:: Source data ::

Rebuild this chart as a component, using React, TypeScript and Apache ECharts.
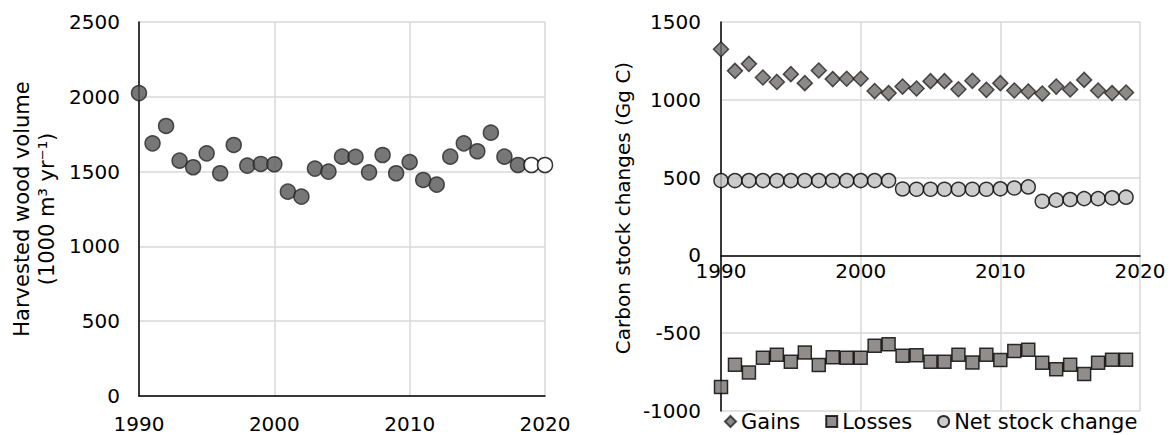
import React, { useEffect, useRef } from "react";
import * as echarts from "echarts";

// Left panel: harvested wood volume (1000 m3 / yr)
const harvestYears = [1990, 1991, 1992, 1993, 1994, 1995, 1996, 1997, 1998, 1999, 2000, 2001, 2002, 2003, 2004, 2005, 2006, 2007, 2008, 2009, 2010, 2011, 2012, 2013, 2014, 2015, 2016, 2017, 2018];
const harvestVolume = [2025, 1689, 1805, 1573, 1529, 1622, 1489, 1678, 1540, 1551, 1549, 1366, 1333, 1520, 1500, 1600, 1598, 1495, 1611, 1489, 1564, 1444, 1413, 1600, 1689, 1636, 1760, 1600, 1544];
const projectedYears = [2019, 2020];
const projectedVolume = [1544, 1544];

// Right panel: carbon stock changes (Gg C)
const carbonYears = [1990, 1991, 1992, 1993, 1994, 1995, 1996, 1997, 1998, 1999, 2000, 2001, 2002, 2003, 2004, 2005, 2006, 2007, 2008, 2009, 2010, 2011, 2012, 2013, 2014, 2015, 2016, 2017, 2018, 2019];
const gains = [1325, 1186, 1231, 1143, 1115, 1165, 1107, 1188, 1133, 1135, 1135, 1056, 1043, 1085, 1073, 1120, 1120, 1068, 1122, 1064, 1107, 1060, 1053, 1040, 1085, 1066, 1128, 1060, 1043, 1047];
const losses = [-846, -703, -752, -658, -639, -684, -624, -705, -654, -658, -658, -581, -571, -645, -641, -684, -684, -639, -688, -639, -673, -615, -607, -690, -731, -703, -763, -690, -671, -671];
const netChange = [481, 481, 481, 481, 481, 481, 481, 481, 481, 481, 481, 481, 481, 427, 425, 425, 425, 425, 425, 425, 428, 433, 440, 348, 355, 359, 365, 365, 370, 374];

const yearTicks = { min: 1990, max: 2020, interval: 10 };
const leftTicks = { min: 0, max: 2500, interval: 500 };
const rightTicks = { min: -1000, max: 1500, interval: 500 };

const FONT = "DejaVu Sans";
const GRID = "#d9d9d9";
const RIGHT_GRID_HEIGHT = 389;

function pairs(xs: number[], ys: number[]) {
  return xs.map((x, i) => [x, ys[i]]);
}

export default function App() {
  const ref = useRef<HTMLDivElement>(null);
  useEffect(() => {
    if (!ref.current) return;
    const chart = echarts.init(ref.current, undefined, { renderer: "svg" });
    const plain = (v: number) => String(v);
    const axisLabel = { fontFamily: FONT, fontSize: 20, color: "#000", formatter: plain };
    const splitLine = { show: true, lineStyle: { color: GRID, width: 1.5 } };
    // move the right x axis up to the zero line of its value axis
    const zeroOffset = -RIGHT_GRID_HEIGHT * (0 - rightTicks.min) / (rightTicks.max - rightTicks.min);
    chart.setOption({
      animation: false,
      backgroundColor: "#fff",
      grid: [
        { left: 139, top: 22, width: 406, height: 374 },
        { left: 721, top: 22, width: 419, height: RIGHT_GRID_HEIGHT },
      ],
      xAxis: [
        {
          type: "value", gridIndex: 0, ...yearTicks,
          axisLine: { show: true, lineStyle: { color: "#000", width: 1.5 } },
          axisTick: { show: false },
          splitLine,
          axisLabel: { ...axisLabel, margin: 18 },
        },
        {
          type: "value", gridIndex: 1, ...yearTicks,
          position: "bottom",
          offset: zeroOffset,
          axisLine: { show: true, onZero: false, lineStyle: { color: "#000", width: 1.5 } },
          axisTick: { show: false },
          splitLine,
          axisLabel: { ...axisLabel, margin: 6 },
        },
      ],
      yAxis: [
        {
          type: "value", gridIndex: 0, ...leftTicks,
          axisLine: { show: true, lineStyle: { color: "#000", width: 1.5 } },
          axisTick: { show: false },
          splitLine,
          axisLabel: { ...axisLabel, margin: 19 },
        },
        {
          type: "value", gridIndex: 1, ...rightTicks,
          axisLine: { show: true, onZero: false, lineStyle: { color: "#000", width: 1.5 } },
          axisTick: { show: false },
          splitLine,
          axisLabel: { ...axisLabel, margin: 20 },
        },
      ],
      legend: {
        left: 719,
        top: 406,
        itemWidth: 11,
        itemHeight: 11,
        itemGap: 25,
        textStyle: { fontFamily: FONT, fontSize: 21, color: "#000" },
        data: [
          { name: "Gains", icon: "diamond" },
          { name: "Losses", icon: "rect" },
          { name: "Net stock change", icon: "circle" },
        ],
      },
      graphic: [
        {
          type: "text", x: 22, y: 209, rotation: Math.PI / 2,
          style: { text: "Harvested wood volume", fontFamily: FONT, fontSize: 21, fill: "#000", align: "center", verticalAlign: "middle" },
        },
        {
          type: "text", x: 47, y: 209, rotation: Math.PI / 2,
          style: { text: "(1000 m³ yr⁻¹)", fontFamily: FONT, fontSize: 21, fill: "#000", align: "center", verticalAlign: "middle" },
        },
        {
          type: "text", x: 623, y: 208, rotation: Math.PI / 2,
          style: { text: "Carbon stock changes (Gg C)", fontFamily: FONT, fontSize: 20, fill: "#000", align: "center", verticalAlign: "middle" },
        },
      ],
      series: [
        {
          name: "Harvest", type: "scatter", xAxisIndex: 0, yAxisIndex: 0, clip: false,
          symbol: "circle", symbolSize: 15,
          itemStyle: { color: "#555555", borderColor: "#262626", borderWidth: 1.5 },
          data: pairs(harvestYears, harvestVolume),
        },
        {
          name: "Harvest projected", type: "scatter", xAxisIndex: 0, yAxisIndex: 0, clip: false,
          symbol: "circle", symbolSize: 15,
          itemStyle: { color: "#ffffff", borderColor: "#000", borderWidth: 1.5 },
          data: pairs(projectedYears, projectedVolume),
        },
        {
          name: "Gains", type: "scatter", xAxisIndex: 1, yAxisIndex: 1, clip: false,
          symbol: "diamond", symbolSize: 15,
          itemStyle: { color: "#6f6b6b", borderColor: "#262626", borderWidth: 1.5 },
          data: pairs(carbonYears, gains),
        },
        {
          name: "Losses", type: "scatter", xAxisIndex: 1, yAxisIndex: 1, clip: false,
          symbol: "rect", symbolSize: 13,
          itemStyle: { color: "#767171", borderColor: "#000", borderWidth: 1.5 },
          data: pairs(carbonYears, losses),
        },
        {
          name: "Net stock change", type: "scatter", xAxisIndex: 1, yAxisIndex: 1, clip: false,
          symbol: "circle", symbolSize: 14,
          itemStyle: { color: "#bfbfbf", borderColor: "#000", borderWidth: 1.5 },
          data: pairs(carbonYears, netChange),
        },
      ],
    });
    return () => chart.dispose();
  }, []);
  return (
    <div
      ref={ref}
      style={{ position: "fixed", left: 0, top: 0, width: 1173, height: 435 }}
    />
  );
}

:::

▶ [To do]: Take the listing above and restate it word for word, without its pictures.

▶ [Output below]:
Rebuild this chart as a component, using React, TypeScript and Apache ECharts.
import React, { useEffect, useRef } from "react";
import * as echarts from "echarts";

// Left panel: harvested wood volume (1000 m3 / yr)
const harvestYears = [1990, 1991, 1992, 1993, 1994, 1995, 1996, 1997, 1998, 1999, 2000, 2001, 2002, 2003, 2004, 2005, 2006, 2007, 2008, 2009, 2010, 2011, 2012, 2013, 2014, 2015, 2016, 2017, 2018];
const harvestVolume = [2025, 1689, 1805, 1573, 1529, 1622, 1489, 1678, 1540, 1551, 1549, 1366, 1333, 1520, 1500, 1600, 1598, 1495, 1611, 1489, 1564, 1444, 1413, 1600, 1689, 1636, 1760, 1600, 1544];
const projectedYears = [2019, 2020];
const projectedVolume = [1544, 1544];

// Right panel: carbon stock changes (Gg C)
const carbonYears = [1990, 1991, 1992, 1993, 1994, 1995, 1996, 1997, 1998, 1999, 2000, 2001, 2002, 2003, 2004, 2005, 2006, 2007, 2008, 2009, 2010, 2011, 2012, 2013, 2014, 2015, 2016, 2017, 2018, 2019];
const gains = [1325, 1186, 1231, 1143, 1115, 1165, 1107, 1188, 1133, 1135, 1135, 1056, 1043, 1085, 1073, 1120, 1120, 1068, 1122, 1064, 1107, 1060, 1053, 1040, 1085, 1066, 1128, 1060, 1043, 1047];
const losses = [-846, -703, -752, -658, -639, -684, -624, -705, -654, -658, -658, -581, -571, -645, -641, -684, -684, -639, -688, -639, -673, -615, -607, -690, -731, -703, -763, -690, -671, -671];
const netChange = [481, 481, 481, 481, 481, 481, 481, 481, 481, 481, 481, 481, 481, 427, 425, 425, 425, 425, 425, 425, 428, 433, 440, 348, 355, 359, 365, 365, 370, 374];

const yearTicks = { min: 1990, max: 2020, interval: 10 };
const leftTicks = { min: 0, max: 2500, interval: 500 };
const rightTicks = { min: -1000, max: 1500, interval: 500 };

const FONT = "DejaVu Sans";
const GRID = "#d9d9d9";
const RIGHT_GRID_HEIGHT = 389;

function pairs(xs: number[], ys: number[]) {
  return xs.map((x, i) => [x, ys[i]]);
}

export default function App() {
  const ref = useRef<HTMLDivElement>(null);
  useEffect(() => {
    if (!ref.current) return;
    const chart = echarts.init(ref.current, undefined, { renderer: "svg" });
    const plain = (v: number) => String(v);
    const axisLabel = { fontFamily: FONT, fontSize: 20, color: "#000", formatter: plain };
    const splitLine = { show: true, lineStyle: { color: GRID, width: 1.5 } };
    // move the right x axis up to the zero line of its value axis
    const zeroOffset = -RIGHT_GRID_HEIGHT * (0 - rightTicks.min) / (rightTicks.max - rightTicks.min);
    chart.setOption({
      animation: false,
      backgroundColor: "#fff",
      grid: [
        { left: 139, top: 22, width: 406, height: 374 },
        { left: 721, top: 22, width: 419, height: RIGHT_GRID_HEIGHT },
      ],
      xAxis: [
        {
          type: "value", gridIndex: 0, ...yearTicks,
          axisLine: { show: true, lineStyle: { color: "#000", width: 1.5 } },
          axisTick: { show: false },
          splitLine,
          axisLabel: { ...axisLabel, margin: 18 },
        },
        {
          type: "value", gridIndex: 1, ...yearTicks,
          position: "bottom",
          offset: zeroOffset,
          axisLine: { show: true, onZero: false, lineStyle: { color: "#000", width: 1.5 } },
          axisTick: { show: false },
          splitLine,
          axisLabel: { ...axisLabel, margin: 6 },
        },
      ],
      yAxis: [
        {
          type: "value", gridIndex: 0, ...leftTicks,
          axisLine: { show: true, lineStyle: { color: "#000", width: 1.5 } },
          axisTick: { show: false },
          splitLine,
          axisLabel: { ...axisLabel, margin: 19 },
        },
        {
          type: "value", gridIndex: 1, ...rightTicks,
          axisLine: { show: true, onZero: false, lineStyle: { color: "#000", width: 1.5 } },
          axisTick: { show: false },
          splitLine,
          axisLabel: { ...axisLabel, margin: 20 },
        },
      ],
      legend: {
        left: 719,
        top: 406,
        itemWidth: 11,
        itemHeight: 11,
        itemGap: 25,
        textStyle: { fontFamily: FONT, fontSize: 21, color: "#000" },
        data: [
          { name: "Gains", icon: "diamond" },
          { name: "Losses", icon: "rect" },
          { name: "Net stock change", icon: "circle" },
        ],
      },
      graphic: [
        {
          type: "text", x: 22, y: 209, rotation: Math.PI / 2,
          style: { text: "Harvested wood volume", fontFamily: FONT, fontSize: 21, fill: "#000", align: "center", verticalAlign: "middle" },
        },
        {
          type: "text", x: 47, y: 209, rotation: Math.PI / 2,
          style: { text: "(1000 m³ yr⁻¹)", fontFamily: FONT, fontSize: 21, fill: "#000", align: "center", verticalAlign: "middle" },
        },
        {
          type: "text", x: 623, y: 208, rotation: Math.PI / 2,
          style: { text: "Carbon stock changes (Gg C)", fontFamily: FONT, fontSize: 20, fill: "#000", align: "center", verticalAlign: "middle" },
        },
      ],
      series: [
        {
          name: "Harvest", type: "scatter", xAxisIndex: 0, yAxisIndex: 0, clip: false,
          symbol: "circle", symbolSize: 15,
          itemStyle: { color: "#555555", borderColor: "#262626", borderWidth: 1.5 },
          data: pairs(harvestYears, harvestVolume),
        },
        {
          name: "Harvest projected", type: "scatter", xAxisIndex: 0, yAxisIndex: 0, clip: false,
          symbol: "circle", symbolSize: 15,
          itemStyle: { color: "#ffffff", borderColor: "#000", borderWidth: 1.5 },
          data: pairs(projectedYears, projectedVolume),
        },
        {
          name: "Gains", type: "scatter", xAxisIndex: 1, yAxisIndex: 1, clip: false,
          symbol: "diamond", symbolSize: 15,
          itemStyle: { color: "#6f6b6b", borderColor: "#262626", borderWidth: 1.5 },
          data: pairs(carbonYears, gains),
        },
        {
          name: "Losses", type: "scatter", xAxisIndex: 1, yAxisIndex: 1, clip: false,
          symbol: "rect", symbolSize: 13,
          itemStyle: { color: "#767171", borderColor: "#000", borderWidth: 1.5 },
          data: pairs(carbonYears, losses),
        },
        {
          name: "Net stock change", type: "scatter", xAxisIndex: 1, yAxisIndex: 1, clip: false,
          symbol: "circle", symbolSize: 14,
          itemStyle: { color: "#bfbfbf", borderColor: "#000", borderWidth: 1.5 },
          data: pairs(carbonYears, netChange),
        },
      ],
    });
    return () => chart.dispose();
  }, []);
  return (
    <div
      ref={ref}
      style={{ position: "fixed", left: 0, top: 0, width: 1173, height: 435 }}
    />
  );
}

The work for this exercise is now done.